Exercise task. Return the whole listing, keeping every character the same.

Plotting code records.

* * *

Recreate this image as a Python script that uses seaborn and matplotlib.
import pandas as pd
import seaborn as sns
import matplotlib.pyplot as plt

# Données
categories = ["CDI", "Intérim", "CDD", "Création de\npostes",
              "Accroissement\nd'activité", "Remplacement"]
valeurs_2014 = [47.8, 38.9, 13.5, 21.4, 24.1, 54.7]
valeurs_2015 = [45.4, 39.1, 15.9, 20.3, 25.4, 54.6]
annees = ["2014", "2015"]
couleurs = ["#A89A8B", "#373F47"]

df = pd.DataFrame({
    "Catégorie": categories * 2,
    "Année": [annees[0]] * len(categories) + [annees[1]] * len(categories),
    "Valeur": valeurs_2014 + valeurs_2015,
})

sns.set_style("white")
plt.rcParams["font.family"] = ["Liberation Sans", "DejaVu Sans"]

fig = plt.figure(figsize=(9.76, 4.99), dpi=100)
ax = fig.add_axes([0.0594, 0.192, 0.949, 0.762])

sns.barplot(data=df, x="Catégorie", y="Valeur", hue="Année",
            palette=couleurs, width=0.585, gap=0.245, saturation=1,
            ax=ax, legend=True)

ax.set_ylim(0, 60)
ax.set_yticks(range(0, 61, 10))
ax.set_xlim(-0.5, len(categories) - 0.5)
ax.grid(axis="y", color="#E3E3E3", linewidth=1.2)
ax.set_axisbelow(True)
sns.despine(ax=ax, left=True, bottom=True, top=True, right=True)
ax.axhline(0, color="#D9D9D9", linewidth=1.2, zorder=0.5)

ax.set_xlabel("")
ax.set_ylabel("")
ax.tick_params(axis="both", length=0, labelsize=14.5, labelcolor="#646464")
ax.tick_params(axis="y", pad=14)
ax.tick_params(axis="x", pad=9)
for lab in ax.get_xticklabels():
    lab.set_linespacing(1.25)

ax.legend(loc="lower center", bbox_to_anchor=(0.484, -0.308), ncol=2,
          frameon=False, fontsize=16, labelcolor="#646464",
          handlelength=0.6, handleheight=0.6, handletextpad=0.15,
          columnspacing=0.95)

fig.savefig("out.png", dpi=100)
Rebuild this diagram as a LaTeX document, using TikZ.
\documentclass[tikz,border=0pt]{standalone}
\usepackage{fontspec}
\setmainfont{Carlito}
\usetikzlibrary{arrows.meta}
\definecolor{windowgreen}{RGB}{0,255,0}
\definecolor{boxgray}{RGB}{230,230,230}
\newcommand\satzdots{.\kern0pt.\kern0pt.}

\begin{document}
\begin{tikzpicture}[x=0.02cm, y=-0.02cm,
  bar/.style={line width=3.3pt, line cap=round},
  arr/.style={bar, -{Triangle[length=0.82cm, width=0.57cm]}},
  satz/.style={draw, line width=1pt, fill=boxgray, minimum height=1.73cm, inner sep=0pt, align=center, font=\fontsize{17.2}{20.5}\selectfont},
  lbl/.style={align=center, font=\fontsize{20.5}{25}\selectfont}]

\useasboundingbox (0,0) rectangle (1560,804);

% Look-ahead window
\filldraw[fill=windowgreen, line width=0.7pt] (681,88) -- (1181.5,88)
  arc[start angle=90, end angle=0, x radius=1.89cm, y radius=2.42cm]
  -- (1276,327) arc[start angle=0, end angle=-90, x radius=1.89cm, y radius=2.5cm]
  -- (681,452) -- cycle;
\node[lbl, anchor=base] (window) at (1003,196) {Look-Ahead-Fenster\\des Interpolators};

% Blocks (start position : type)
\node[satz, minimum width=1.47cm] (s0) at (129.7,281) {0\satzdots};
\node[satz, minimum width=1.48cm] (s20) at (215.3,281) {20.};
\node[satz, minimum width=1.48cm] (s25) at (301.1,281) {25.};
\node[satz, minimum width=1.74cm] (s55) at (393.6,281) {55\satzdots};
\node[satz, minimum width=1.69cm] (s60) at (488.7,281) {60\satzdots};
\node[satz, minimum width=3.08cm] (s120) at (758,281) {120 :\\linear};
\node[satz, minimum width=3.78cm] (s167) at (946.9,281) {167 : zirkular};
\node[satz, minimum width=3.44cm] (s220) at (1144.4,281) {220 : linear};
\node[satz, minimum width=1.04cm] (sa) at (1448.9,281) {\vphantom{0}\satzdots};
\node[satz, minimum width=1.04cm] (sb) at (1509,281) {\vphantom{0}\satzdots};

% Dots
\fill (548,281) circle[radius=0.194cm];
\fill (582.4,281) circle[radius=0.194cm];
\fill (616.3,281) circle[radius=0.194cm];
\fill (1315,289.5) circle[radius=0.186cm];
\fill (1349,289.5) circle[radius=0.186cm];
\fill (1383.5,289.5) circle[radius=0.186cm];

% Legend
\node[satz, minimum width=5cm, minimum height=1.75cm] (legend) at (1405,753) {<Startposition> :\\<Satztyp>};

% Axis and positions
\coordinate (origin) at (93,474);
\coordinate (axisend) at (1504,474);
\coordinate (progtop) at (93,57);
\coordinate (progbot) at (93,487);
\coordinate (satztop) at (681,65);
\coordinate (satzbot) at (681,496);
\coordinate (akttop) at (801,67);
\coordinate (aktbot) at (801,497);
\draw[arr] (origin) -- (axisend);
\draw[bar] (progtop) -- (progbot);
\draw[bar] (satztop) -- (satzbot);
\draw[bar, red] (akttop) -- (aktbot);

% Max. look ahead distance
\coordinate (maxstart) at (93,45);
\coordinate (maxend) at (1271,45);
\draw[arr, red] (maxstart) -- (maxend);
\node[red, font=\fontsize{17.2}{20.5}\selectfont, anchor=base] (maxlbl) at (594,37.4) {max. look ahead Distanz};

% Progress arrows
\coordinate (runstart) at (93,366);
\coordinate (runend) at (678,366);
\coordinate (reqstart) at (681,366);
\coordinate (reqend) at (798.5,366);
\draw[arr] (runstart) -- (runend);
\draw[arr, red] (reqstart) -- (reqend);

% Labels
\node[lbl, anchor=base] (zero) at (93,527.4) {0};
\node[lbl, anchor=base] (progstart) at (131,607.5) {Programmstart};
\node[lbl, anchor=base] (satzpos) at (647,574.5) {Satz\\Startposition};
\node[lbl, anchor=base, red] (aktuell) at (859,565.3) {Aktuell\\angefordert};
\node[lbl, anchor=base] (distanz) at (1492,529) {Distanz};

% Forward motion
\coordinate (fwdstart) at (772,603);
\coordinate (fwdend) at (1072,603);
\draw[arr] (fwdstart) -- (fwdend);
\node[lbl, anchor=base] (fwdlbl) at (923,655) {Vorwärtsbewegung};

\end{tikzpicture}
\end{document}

* * *

The solution.
Recreate this image as a Python script that uses seaborn and matplotlib.
import pandas as pd
import seaborn as sns
import matplotlib.pyplot as plt

# Données
categories = ["CDI", "Intérim", "CDD", "Création de\npostes",
              "Accroissement\nd'activité", "Remplacement"]
valeurs_2014 = [47.8, 38.9, 13.5, 21.4, 24.1, 54.7]
valeurs_2015 = [45.4, 39.1, 15.9, 20.3, 25.4, 54.6]
annees = ["2014", "2015"]
couleurs = ["#A89A8B", "#373F47"]

df = pd.DataFrame({
    "Catégorie": categories * 2,
    "Année": [annees[0]] * len(categories) + [annees[1]] * len(categories),
    "Valeur": valeurs_2014 + valeurs_2015,
})

sns.set_style("white")
plt.rcParams["font.family"] = ["Liberation Sans", "DejaVu Sans"]

fig = plt.figure(figsize=(9.76, 4.99), dpi=100)
ax = fig.add_axes([0.0594, 0.192, 0.949, 0.762])

sns.barplot(data=df, x="Catégorie", y="Valeur", hue="Année",
            palette=couleurs, width=0.585, gap=0.245, saturation=1,
            ax=ax, legend=True)

ax.set_ylim(0, 60)
ax.set_yticks(range(0, 61, 10))
ax.set_xlim(-0.5, len(categories) - 0.5)
ax.grid(axis="y", color="#E3E3E3", linewidth=1.2)
ax.set_axisbelow(True)
sns.despine(ax=ax, left=True, bottom=True, top=True, right=True)
ax.axhline(0, color="#D9D9D9", linewidth=1.2, zorder=0.5)

ax.set_xlabel("")
ax.set_ylabel("")
ax.tick_params(axis="both", length=0, labelsize=14.5, labelcolor="#646464")
ax.tick_params(axis="y", pad=14)
ax.tick_params(axis="x", pad=9)
for lab in ax.get_xticklabels():
    lab.set_linespacing(1.25)

ax.legend(loc="lower center", bbox_to_anchor=(0.484, -0.308), ncol=2,
          frameon=False, fontsize=16, labelcolor="#646464",
          handlelength=0.6, handleheight=0.6, handletextpad=0.15,
          columnspacing=0.95)

fig.savefig("out.png", dpi=100)
Rebuild this diagram as a LaTeX document, using TikZ.
\documentclass[tikz,border=0pt]{standalone}
\usepackage{fontspec}
\setmainfont{Carlito}
\usetikzlibrary{arrows.meta}
\definecolor{windowgreen}{RGB}{0,255,0}
\definecolor{boxgray}{RGB}{230,230,230}
\newcommand\satzdots{.\kern0pt.\kern0pt.}

\begin{document}
\begin{tikzpicture}[x=0.02cm, y=-0.02cm,
  bar/.style={line width=3.3pt, line cap=round},
  arr/.style={bar, -{Triangle[length=0.82cm, width=0.57cm]}},
  satz/.style={draw, line width=1pt, fill=boxgray, minimum height=1.73cm, inner sep=0pt, align=center, font=\fontsize{17.2}{20.5}\selectfont},
  lbl/.style={align=center, font=\fontsize{20.5}{25}\selectfont}]

\useasboundingbox (0,0) rectangle (1560,804);

% Look-ahead window
\filldraw[fill=windowgreen, line width=0.7pt] (681,88) -- (1181.5,88)
  arc[start angle=90, end angle=0, x radius=1.89cm, y radius=2.42cm]
  -- (1276,327) arc[start angle=0, end angle=-90, x radius=1.89cm, y radius=2.5cm]
  -- (681,452) -- cycle;
\node[lbl, anchor=base] (window) at (1003,196) {Look-Ahead-Fenster\\des Interpolators};

% Blocks (start position : type)
\node[satz, minimum width=1.47cm] (s0) at (129.7,281) {0\satzdots};
\node[satz, minimum width=1.48cm] (s20) at (215.3,281) {20.};
\node[satz, minimum width=1.48cm] (s25) at (301.1,281) {25.};
\node[satz, minimum width=1.74cm] (s55) at (393.6,281) {55\satzdots};
\node[satz, minimum width=1.69cm] (s60) at (488.7,281) {60\satzdots};
\node[satz, minimum width=3.08cm] (s120) at (758,281) {120 :\\linear};
\node[satz, minimum width=3.78cm] (s167) at (946.9,281) {167 : zirkular};
\node[satz, minimum width=3.44cm] (s220) at (1144.4,281) {220 : linear};
\node[satz, minimum width=1.04cm] (sa) at (1448.9,281) {\vphantom{0}\satzdots};
\node[satz, minimum width=1.04cm] (sb) at (1509,281) {\vphantom{0}\satzdots};

% Dots
\fill (548,281) circle[radius=0.194cm];
\fill (582.4,281) circle[radius=0.194cm];
\fill (616.3,281) circle[radius=0.194cm];
\fill (1315,289.5) circle[radius=0.186cm];
\fill (1349,289.5) circle[radius=0.186cm];
\fill (1383.5,289.5) circle[radius=0.186cm];

% Legend
\node[satz, minimum width=5cm, minimum height=1.75cm] (legend) at (1405,753) {<Startposition> :\\<Satztyp>};

% Axis and positions
\coordinate (origin) at (93,474);
\coordinate (axisend) at (1504,474);
\coordinate (progtop) at (93,57);
\coordinate (progbot) at (93,487);
\coordinate (satztop) at (681,65);
\coordinate (satzbot) at (681,496);
\coordinate (akttop) at (801,67);
\coordinate (aktbot) at (801,497);
\draw[arr] (origin) -- (axisend);
\draw[bar] (progtop) -- (progbot);
\draw[bar] (satztop) -- (satzbot);
\draw[bar, red] (akttop) -- (aktbot);

% Max. look ahead distance
\coordinate (maxstart) at (93,45);
\coordinate (maxend) at (1271,45);
\draw[arr, red] (maxstart) -- (maxend);
\node[red, font=\fontsize{17.2}{20.5}\selectfont, anchor=base] (maxlbl) at (594,37.4) {max. look ahead Distanz};

% Progress arrows
\coordinate (runstart) at (93,366);
\coordinate (runend) at (678,366);
\coordinate (reqstart) at (681,366);
\coordinate (reqend) at (798.5,366);
\draw[arr] (runstart) -- (runend);
\draw[arr, red] (reqstart) -- (reqend);

% Labels
\node[lbl, anchor=base] (zero) at (93,527.4) {0};
\node[lbl, anchor=base] (progstart) at (131,607.5) {Programmstart};
\node[lbl, anchor=base] (satzpos) at (647,574.5) {Satz\\Startposition};
\node[lbl, anchor=base, red] (aktuell) at (859,565.3) {Aktuell\\angefordert};
\node[lbl, anchor=base] (distanz) at (1492,529) {Distanz};

% Forward motion
\coordinate (fwdstart) at (772,603);
\coordinate (fwdend) at (1072,603);
\draw[arr] (fwdstart) -- (fwdend);
\node[lbl, anchor=base] (fwdlbl) at (923,655) {Vorwärtsbewegung};

\end{tikzpicture}
\end{document}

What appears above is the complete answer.